The second story to inspire the novel came from my dad’s brother. He came to Australia after WWII as a young lad under the Big Brother movement, a charity created to help British youth start a new life after the war in Europe. His initial experiences were extremely traumatic after being despatched to a remote sheep station and into the care of a cantankerous old land owner. His tales of those early years in Australia and the stories of thousands of migrant children sent from Britain to Australia played a big part in the crafting of the novel.

Black Bones, Red Earth was an emotional story to read –  I can only imagine it was so much more emotional to write.

Yes, it was emotional on many levels. My mother’s story obviously stirred personal emotions; the thought of any small child being wrenched away from home and into care is awful to imagine let alone your own mother. How does a child of four understand why she’s been abandoned? Then, there’s the thousands of child migrants who were sent away across the world under the pretense of going for a better life. Some were orphans but many had been given up by parents who felt they could no longer cope, or unmarried mothers shamed into giving up their children. The children were often told their parents and siblings were dead. They were raised in homes and institutions, were often treated cruelly and subjected to abuse. The treatment of Aboriginal children and adults was even worse. The Australian government policy of separating families, sending children to live on missions and forcing them to abandon their culture was absolutely shameful. These true events play deeply into the novel and caused a great deal of emotional turmoil during the writing process. 
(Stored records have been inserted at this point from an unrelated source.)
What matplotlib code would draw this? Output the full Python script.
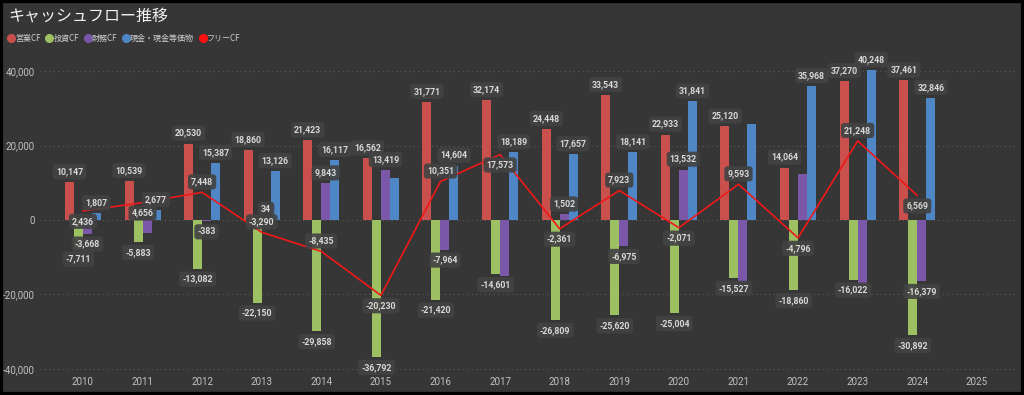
import numpy as np
import matplotlib
matplotlib.use("Agg")
import matplotlib.pyplot as plt
from matplotlib.lines import Line2D
from matplotlib.patches import Rectangle

plt.rcParams['font.family'] = ['Noto Sans CJK JP', 'DejaVu Sans']

# data (百万円)
years = ["2010", "2011", "2012", "2013", "2014", "2015", "2016", "2017",
         "2018", "2019", "2020", "2021", "2022", "2023", "2024", "2025"]
op_cf = [10147, 10539, 20530, 18860, 21423, 16562, 31771, 32174,
         24448, 33543, 22933, 25120, 14064, 37270, 37461]
inv_cf = [-7711, -5883, -13082, -22150, -29858, -36792, -21420, -14601,
          -26809, -25620, -25004, -15527, -18860, -16022, -30892]
fin_cf = [-3668, -3600, -383, 34, 9843, 13419, -7964, -14900,
          1502, -6975, 13532, -16750, 12450, -17300, -16379]
cash = [1807, 2677, 15387, 13126, 16117, 11200, 14604, 18189,
        17657, 18141, 31841, 25800, 35968, 40248, 32846]
free_cf = [2436, 4656, 7448, -3290, -8435, -20230, 10351, 17573,
           -2361, 7923, -2071, 9593, -4796, 21248, 6569]

series = [("営業CF", op_cf, "#C9504D"),
          ("投資CF", inv_cf, "#9CC062"),
          ("財務CF", fin_cf, "#7A57A8"),
          ("現金・現金等価物", cash, "#4E86C6")]
line_color = "#F01818"

# labels that the original chart hides (index of year)
hidden = {"財務CF": [1, 7, 11, 12, 13], "現金・現金等価物": [5, 11]}
# free CF label above (1) or below (-1) the point
fcf_side = [-1, -1, 1, 1, 1, -1, 1, -1, -1, 1, -1, 1, -1, 1, -1]

bg = "#363636"
txt = "#d8d8d8"
num_font = ['Roboto', 'DejaVu Sans']
box = dict(boxstyle="round,pad=0.35,rounding_size=0.35", fc="#434343", ec="none", alpha=0.92)

fig = plt.figure(figsize=(10.24, 3.95), dpi=100, facecolor=bg)
ax = fig.add_axes([40/1024, 25/395, 975/1024, 315/395])
ax.set_facecolor(bg)

x = np.arange(len(years))
n = len(op_cf)
w = 0.151
for i, (name, vals, col) in enumerate(series):
    xs = x[:n] + (i - 1.5) * w
    ax.bar(xs, vals, width=w, color=col, zorder=2)
    for j, v in enumerate(vals):
        if j in hidden.get(name, []):
            continue
        off = 7.5 if v >= 0 else -7.5
        ax.annotate(f"{v:,}", (xs[j], v), xytext=(0, off), textcoords="offset points",
                    ha="center", va="center", fontsize=6.3, color=txt,
                    family=num_font, weight="bold", bbox=box, zorder=5)

ax.plot(x[:n], free_cf, color=line_color, lw=1.2, zorder=4)
for j, v in enumerate(free_cf):
    ax.annotate(f"{v:,}", (x[j], v), xytext=(0, 7.5 * fcf_side[j]), textcoords="offset points",
                ha="center", va="center", fontsize=6.3, color=txt,
                family=num_font, weight="bold", bbox=box, zorder=6)

ax.set_xlim(-0.72, 15.64)
ax.set_ylim(-40270, 44300)
ax.set_yticks([-40000, -20000, 0, 20000, 40000])
ax.set_yticklabels([f"{t:,}" for t in [-40000, -20000, 0, 20000, 40000]], family=num_font)
ax.set_xticks(x)
ax.set_xticklabels(years, family=num_font)
ax.tick_params(axis="both", length=0, colors="#c2c2c2", labelsize=7)
ax.tick_params(axis="y", pad=4)
ax.tick_params(axis="x", pad=5)
ax.grid(axis="y", color="#5c5c5c", linestyle=(0, (1, 3)), lw=0.8, zorder=0)
for s in ax.spines.values():
    s.set_visible(False)

fig.text(8/1024, 1 - 16/395, "キャッシュフロー推移", fontsize=11.5, color="#f2f2f2",
         ha="left", va="center")

handles = [Line2D([], [], marker="o", ls="", color=c, markersize=5.5) for _, _, c in series]
handles.append(Line2D([], [], marker="o", ls="", color="#FF1010", markersize=5.5))
labels = [s[0] for s in series] + ["フリーCF"]
fig.legend(handles, labels, loc="center left", bbox_to_anchor=(3/1024, 1 - 38/395),
           ncol=5, frameon=False, fontsize=5.8, labelcolor="#cfcfcf",
           handletextpad=0.0, columnspacing=0.6, borderpad=0, handlelength=1.0)

fig.patches.append(Rectangle((0, 0), 1, 1, transform=fig.transFigure, fill=False,
                             ec="black", lw=4.5))

fig.savefig("out.png", dpi=100, facecolor=bg)
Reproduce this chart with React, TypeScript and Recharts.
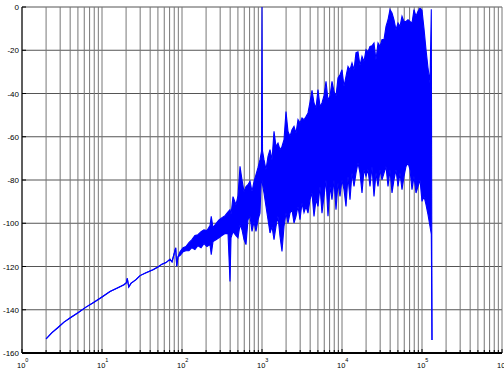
import React from 'react';
import { ComposedChart, Area, XAxis, YAxis, CartesianGrid } from 'recharts';

// Low-frequency part of the spectrum: a clean single trace (Hz, dB)
const traceFreq = [
  2.0, 2.37, 2.82, 3.35, 3.98, 5.01, 6.31, 7.94, 10, 12.6,
  15.8, 18.8, 20.2, 20.7, 21.6, 23.0, 26.6, 29.9, 35.5, 43.4,
  50.1, 56.2, 63.1, 70.8, 75.0, 83.4, 85.9, 89.1,
];
const traceDb = [
  -153.5, -150.6, -148.2, -145.7, -143.8, -141.4, -138.8, -136.5, -134.1, -131.6,
  -129.8, -128.4, -127.5, -125.5, -129.5, -127.8, -126.1, -124.2, -122.9, -121.5,
  -120.2, -118.9, -118.2, -116.7, -117.8, -111.4, -119.9, -115.5,
];

// Noisy part of the spectrum: upper and lower excursion at each frequency (Hz, dB)
const bandFreq = [
  94.4, 103, 112, 122, 133, 145, 158, 173, 188, 205,
  224, 232, 244, 266, 290, 316, 345, 376, 398, 410,
  434, 473, 501, 531, 562, 596, 631, 668, 708, 750,
  794, 841, 891, 944, 985, 1000, 1015, 1059, 1122, 1189,
  1259, 1334, 1413, 1496, 1585, 1679, 1778, 1884, 1995, 2113,
  2239, 2371, 2512, 2661, 2818, 2985, 3162, 3350, 3548, 3758,
  3981, 4217, 4467, 4732, 5012, 5309, 5623, 5957, 6310, 6683,
  7079, 7499, 7943, 8414, 8913, 9441, 10000, 10593, 11220, 11885,
  12589, 13335, 14125, 14962, 15849, 16788, 17783, 18836, 19953, 21135,
  22387, 23714, 25119, 26607, 28184, 29854, 31623, 33497, 35481, 37584,
  39811, 42170, 44668, 47315, 50119, 53088, 56234, 59566, 63096, 66834,
  70795, 74989, 79433, 84140, 89125, 94406, 100000, 105925, 112202, 118850,
  125893, 130700, 133352,
];
const bandUpperDb = [
  -113.2, -111.3, -110.8, -109.0, -107.6, -105.7, -105.3, -103.9, -103.0, -103.4,
  -101.1, -96.8, -102.0, -100.2, -98.4, -97.4, -96.5, -94.7, -93.7, -96.0,
  -87.7, -91.4, -87.3, -73.7, -79.9, -85.4, -83.0, -82.2, -80.6, -85.3,
  -80.8, -77.5, -74.3, -70.6, -66.8, 0, -66.5, -70.6, -75.2, -69.1,
  -66.0, -70.6, -57.5, -64.5, -62.9, -66.0, -64.5, -61.4, -48.3, -57.5,
  -59.8, -56.7, -55.2, -58.3, -52.1, -53.6, -51.3, -52.1, -50.6, -49.0,
  -44.0, -38.5, -44.4, -46.7, -38.2, -46.0, -44.4, -41.0, -34.4, -42.9,
  -41.3, -34.4, -39.0, -41.3, -32.8, -31.3, -29.0, -36.7, -32.1, -27.5,
  -29.0, -25.9, -29.0, -21.1, -20.7, -27.1, -22.8, -25.2, -19.7, -20.7,
  -18.2, -17.9, -16.6, -24.4, -16.6, -18.2, -15.1, -15.1, -9.0, -5.9,
  -1.2, -2.8, -5.9, -10.5, -7.4, -9.0, -4.3, -6.7, -6.7, -5.9,
  -6.7, -7.4, -1.2, -4.3, -2.0, -0.5, -1.5, -10.0, -19.7, -28.1,
  -35.0, -1.0, -154.0,
];
const bandLowerDb = [
  -115.0, -113.2, -112.7, -112.7, -111.3, -112.2, -110.4, -111.3, -109.4, -110.8,
  -109.9, -114.5, -108.5, -107.6, -106.7, -105.7, -104.8, -104.8, -126.9, -106.7,
  -103.9, -105.7, -106.7, -100.7, -103.0, -107.6, -109.9, -98.4, -96.8, -103.8,
  -99.3, -103.8, -98.4, -95.3, -77.5, -80.0, -82.0, -86.0, -92.2, -98.4,
  -104.5, -101.5, -107.6, -101.5, -96.8, -106.1, -113.0, -101.5, -95.3, -99.9,
  -95.3, -93.7, -99.9, -96.8, -92.2, -98.4, -90.6, -95.1, -92.2, -95.3,
  -89.1, -86.0, -96.8, -89.1, -92.2, -83.0, -95.3, -87.6, -79.9, -96.8,
  -83.0, -89.1, -79.9, -93.7, -81.4, -87.6, -79.9, -84.5, -92.2, -78.3,
  -89.1, -76.8, -83.0, -76.8, -72.1, -76.8, -86.0, -75.2, -78.3, -75.2,
  -83.0, -73.7, -87.6, -76.8, -83.0, -75.2, -79.9, -76.8, -73.7, -83.0,
  -75.2, -86.0, -79.9, -75.2, -83.0, -76.8, -84.5, -78.3, -73.7, -72.1,
  -75.2, -84.5, -78.3, -86.0, -83.0, -79.9, -89.9, -87.6, -91.4, -96.0,
  -101.5, -105.0, -154.0,
];

// Axis ticks
const decadeExponents = [0, 1, 2, 3, 4, 5, 6];
const decadeSteps = [1, 2, 3, 4, 5, 6, 7, 8, 9];
const dbTicks = [-160, -140, -120, -100, -80, -60, -40, -20, 0];

const freqTicks: number[] = [];
decadeExponents.forEach((e) => {
  if (e === decadeExponents[decadeExponents.length - 1]) {
    freqTicks.push(10 ** e);
  } else {
    decadeSteps.forEach((k) => freqTicks.push(k * 10 ** e));
  }
});

const data = [
  ...traceFreq.map((f, i) => ({ f, band: [traceDb[i], traceDb[i]] })),
  ...bandFreq.map((f, i) => ({ f, band: [bandLowerDb[i], bandUpperDb[i]] })),
];

const FONT = '"Liberation Sans", Arial, Helvetica, sans-serif';

const isDecade = (v: number) => {
  const e = Math.log10(v);
  return Math.abs(e - Math.round(e)) < 1e-6;
};

const BottomTick = (props: any) => {
  const { x, y, payload } = props;
  const v = payload.value as number;
  const major = isDecade(v);
  return (
    <g>
      <line x1={x} x2={x} y1={y} y2={y - (major ? 4 : 3)} stroke="#000" strokeWidth={1} />
      {major && (
        <text x={x - 5} y={y + 15} fontSize={7.5} fontFamily={FONT} fill="#000" textAnchor="start">
          10
          <tspan dy={-6} fontSize={5.5}>
            {Math.round(Math.log10(v))}
          </tspan>
        </text>
      )}
    </g>
  );
};

const TopTick = (props: any) => {
  const { x, y, payload } = props;
  const major = isDecade(payload.value as number);
  return <line x1={x} x2={x} y1={y} y2={y + (major ? 4 : 3)} stroke="#000" strokeWidth={1} />;
};

const LeftTick = (props: any) => {
  const { x, y, payload } = props;
  return (
    <g>
      <line x1={x} x2={x + 4} y1={y} y2={y} stroke="#000" strokeWidth={1} />
      <text x={x - 3} y={y + 3} fontSize={8} fontFamily={FONT} fill="#000" textAnchor="end">
        {payload.value}
      </text>
    </g>
  );
};

const RightTick = (props: any) => {
  const { x, y } = props;
  return <line x1={x} x2={x - 4} y1={y} y2={y} stroke="#000" strokeWidth={1} />;
};

export default function App() {
  return (
    <div style={{ position: 'absolute', left: 0, top: 0, background: '#fff' }}>
      <ComposedChart
        width={504}
        height={369}
        data={data}
        margin={{ top: 7, right: 2, bottom: 0, left: 0 }}
      >
        <CartesianGrid xAxisId="b" yAxisId="l" vertical={false} stroke="#555" strokeWidth={1} />
        <CartesianGrid xAxisId="b" yAxisId="l" horizontal={false} stroke="#777" strokeWidth={1} />
        <Area
          xAxisId="b"
          yAxisId="l"
          type="linear"
          dataKey="band"
          stroke="#0000ff"
          strokeWidth={1.1}
          fill="#0000ff"
          fillOpacity={1}
          dot={false}
          activeDot={false}
          isAnimationActive={false}
        />
        <XAxis
          xAxisId="b"
          dataKey="f"
          type="number"
          scale="log"
          domain={[1, 1e6]}
          allowDataOverflow
          ticks={freqTicks}
          interval={0}
          height={16}
          tickSize={0}
          tickMargin={0}
          tickLine={false}
          tick={<BottomTick />}
          axisLine={{ stroke: '#000', strokeWidth: 2 }}
        />
        <XAxis
          xAxisId="t"
          orientation="top"
          dataKey="f"
          type="number"
          scale="log"
          domain={[1, 1e6]}
          allowDataOverflow
          ticks={freqTicks}
          interval={0}
          height={0}
          tickSize={0}
          tickMargin={0}
          tickLine={false}
          tick={<TopTick />}
          axisLine={{ stroke: '#000', strokeWidth: 2 }}
        />
        <YAxis
          yAxisId="l"
          type="number"
          domain={[-160, 0]}
          allowDataOverflow
          ticks={dbTicks}
          interval={0}
          width={22}
          tickSize={0}
          tickMargin={0}
          tickLine={false}
          tick={<LeftTick />}
          axisLine={{ stroke: '#000', strokeWidth: 1 }}
        />
        <YAxis
          yAxisId="r"
          orientation="right"
          type="number"
          domain={[-160, 0]}
          allowDataOverflow
          ticks={dbTicks}
          interval={0}
          width={0}
          tickSize={0}
          tickMargin={0}
          tickLine={false}
          tick={<RightTick />}
          axisLine={{ stroke: '#000', strokeWidth: 1.5 }}
        />
      </ComposedChart>
    </div>
  );
}
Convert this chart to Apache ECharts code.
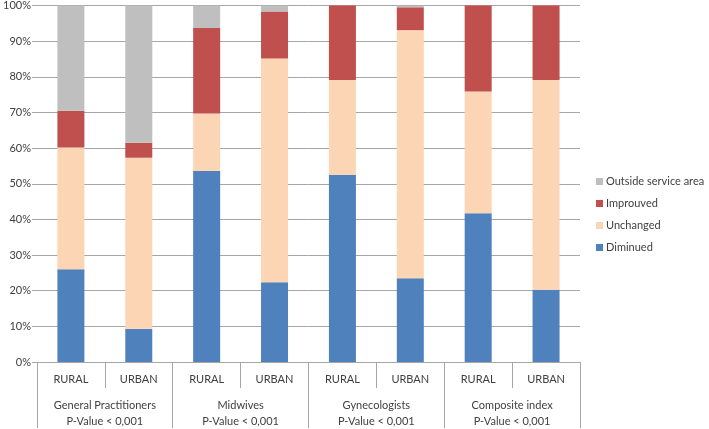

How did your contact with the Aboriginal community shape the novel and your understanding of First Australians and their history?

As I said previously, once writing begins, the story takes on a life of its own. New characters enter the story and, being set in the Australian outback, it was inevitable that Aboriginal characters would emerge. Sensitive to cultural aspects and the need for authenticity, I began to research and sought help on Indigenous issues. It wasn’t long before I realized how little I knew about indigenous Australian culture and the true history of a country I have come to call home. The more I learned, the more upsetting I found the stories of a people overtaken by white settlement and discriminated against in their own land. At first I found it difficult to get help with my research; there is a natural distrust in Indigenous communities after years of inequality and repression. Eventually, I was able to sit with Aboriginal Elders and hear first-hand accounts of life in the fifties, during which time the novel is set, as well as their stories going back in history. Of particular help was Gundungurra Elder, Aunty Val Mulcahy, who allowed me to sit with her week after week of my research. Aunty Val was raised on an Aboriginal mission by order of the Aboriginal Protection Board. She told of a life which denied her basic rights and kept her a virtual prisoner until laws were changed in the sixties. “They wanted to breed the black out of us,” she told me. Aunty Val went on to get a university degree – though it took her into her fifties to achieve it – and worked in promoting Aboriginal health and welfare until she retired from active employment. Her work in health and education earned her the Order of Australia in the Australia Day honours. It’s stories like Aunty Val’s and others like her that feature in the novel, many of which are true accounts of real events.

We’ve seen protests around the world with the Black Lives Matter movement. They must resonate with you in Australia and the issues depicted in your novel.

Definitely. Recent events in America have brought Australia’s own racial issues to the forefront. Protests have highlighted the ongoing problems with racial inequality, particularly in rural and remote parts of the country where there have been 437 Aboriginal deaths in custody since 1991. A Royal Commission (a major public enquiry) set up in 1987 to investigate deaths in custody resulted in over 330 recommendations for change. Thirty years later only a very few recommendations have been acted upon. It’s just not acceptable. The Indigenous population makes up 2.8% of Australia’s population, yet statistics show they make up a fluctuating rate of around 20% of all deaths in custody.  It’s a complex problem but one that can be addressed if the government committed to the solutions already recommended in their own report. Many of the core causes behind the high percentage stem from poor healthcare, lack of educational opportunities, poor prospects for employment and substance abuse. Like most remote and rural communities around the world, the exodus to city living has left those most vulnerable behind. Aboriginal Australians have spent the years since colonization being brought to their knees and dominated (where have we heard that before?). Now, when it suits us, we expect them to get up and get on with it.  Perhaps there will be progress after the protests but it’s up to us all to make sure it happens.

The protagonist in Black Bones, Red Earth, struggles with her faith; how does her story relate to your own?

My own spiritual journey is a lot like Katherine’s in the novel. My faith wavers from time to time but is always there behind me, propping me up. Mum was a devout Christian. I’m one of five children and she brought us up as such. I followed my three older brothers into the church choir and had to attend three services each Sunday. Mum did a lot of work for the church and for the Church of England Children’s Society. Now, of course, we know why she was so passionate about that particular cause. But, as I got older, I began to question my faith and the church itself. I stopped going because I felt church was too focused on literal interpretations of faith. I saw this kind of battle between religions, each promoting their brand at the expense of another, and it made me shy away from it. I think anyone can find God in their own way without having to claim they have the only true franchise on the story. I believe you are just as likely to find God in a synagogue or a mosque as in a cathedral in Rome. Personally, I now find my faith everywhere and in everything. I don’t need a church to help me connect. I’ve had my struggles in life but I’ve been blessed to have Angels watching over me and guiding my faith.